Fontmorigny was originally built by the Benedictine order but joined the Cistercian fold in 1149. Its remnants date from the 12th through 18th centuries, and in the 19th century housed workers from the nearby ironworks at Torteron (see ruins above). Mr. Mangeot calls Fortmorigny “a crossroads of the monastic world and the world of industry”—now there’s a proprietor with a sense of heritage!
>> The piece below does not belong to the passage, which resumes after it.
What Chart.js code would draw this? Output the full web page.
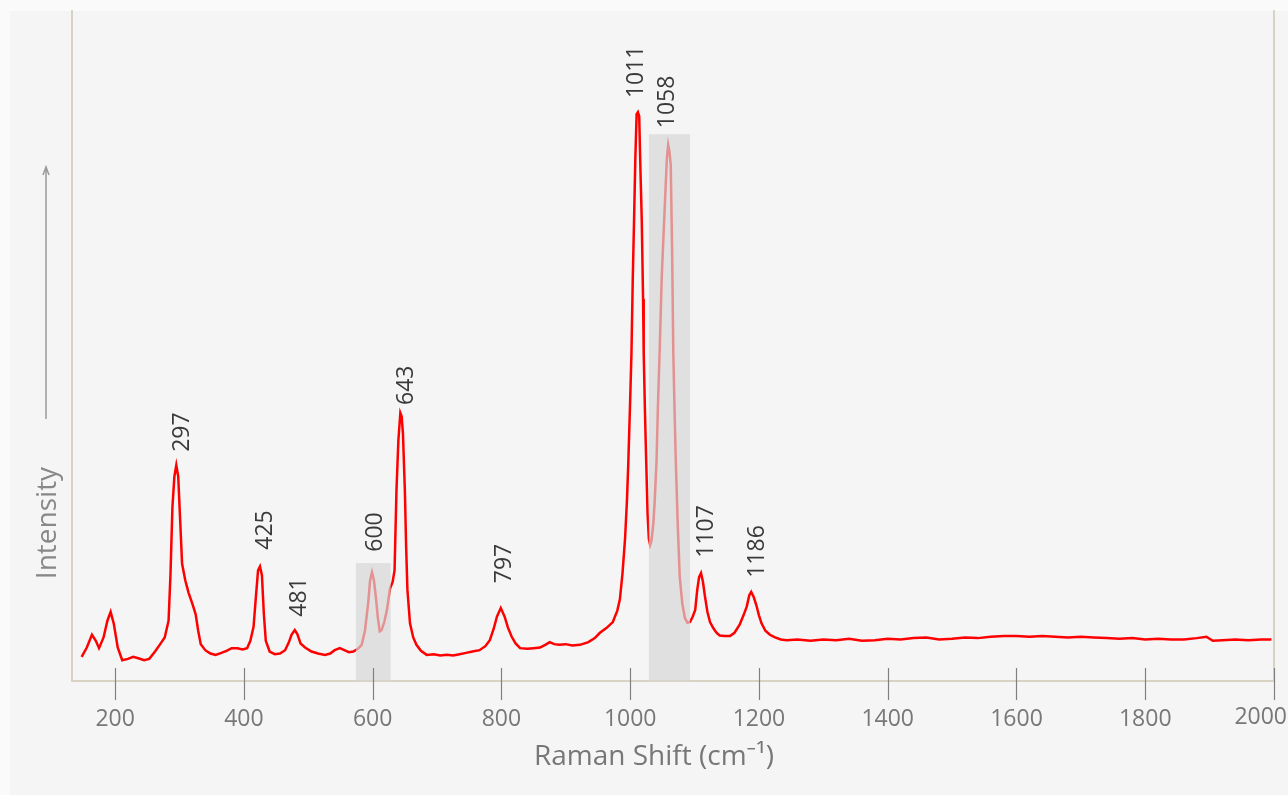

Given that nature had taken full position of their ruins by the time they bought it, local, regional, or national government were not about to put money in the project to get it going, but the Mangeots have managed to combine their finances, professionally honed business savvy, and personal passion to get the ball rolling so as to rehabilitate in contemporary terms a piece of French heritage and to open it to the public. Occasional classical music concerns are held here, and a portion of the complex is now being turned into a B&B. Seehttp://www.abbayedefontmorigny.com/ for details.

Owning heritage, restoring or reviving it in one way or another, and opening it, at times, to the public, is a particularly French kind of noblesse oblige, whatever one’s birthright. Visiting the Val d’Aubois might require too much of a detour to discover that here. Indeed the traveler finds it in all forms in France—wine, cuisine, chateaux, mills, churches… foundries.

How to meet the dedicated, stubborn, vision, perhaps foolish individuals who would be so passionate about such things? First of all, think of them as heritage rather than things. Then go into a local café or restaurant and ask, “Who owns that ruin up the road?” It might start of a great adventure.
Travel tips: From a visitor’s point of view the Aubois Valley is do-it-yourself territory. Aubois de Terres et de Feux is the best place to begin your research.

However the obscure the area may sounds, we are indeed in the Loire Valley here, albeit far removed from the zone promoted as the Valley of the Kings. Though not a wine-growing area, this area can be situated in Loire wine terms as being 20-40 miles south of Sancerre and Pouilly (Pouilly-Fumé). Most visitors exploring the Loire Valley by bike focus their pedaling on the zone between Saumur and Blois. Nevertheless, the extensive marked cycling routes of the cross-regional Loire à Vélo (Cycling Loire) project will soon reach so far as Val d’Aubois.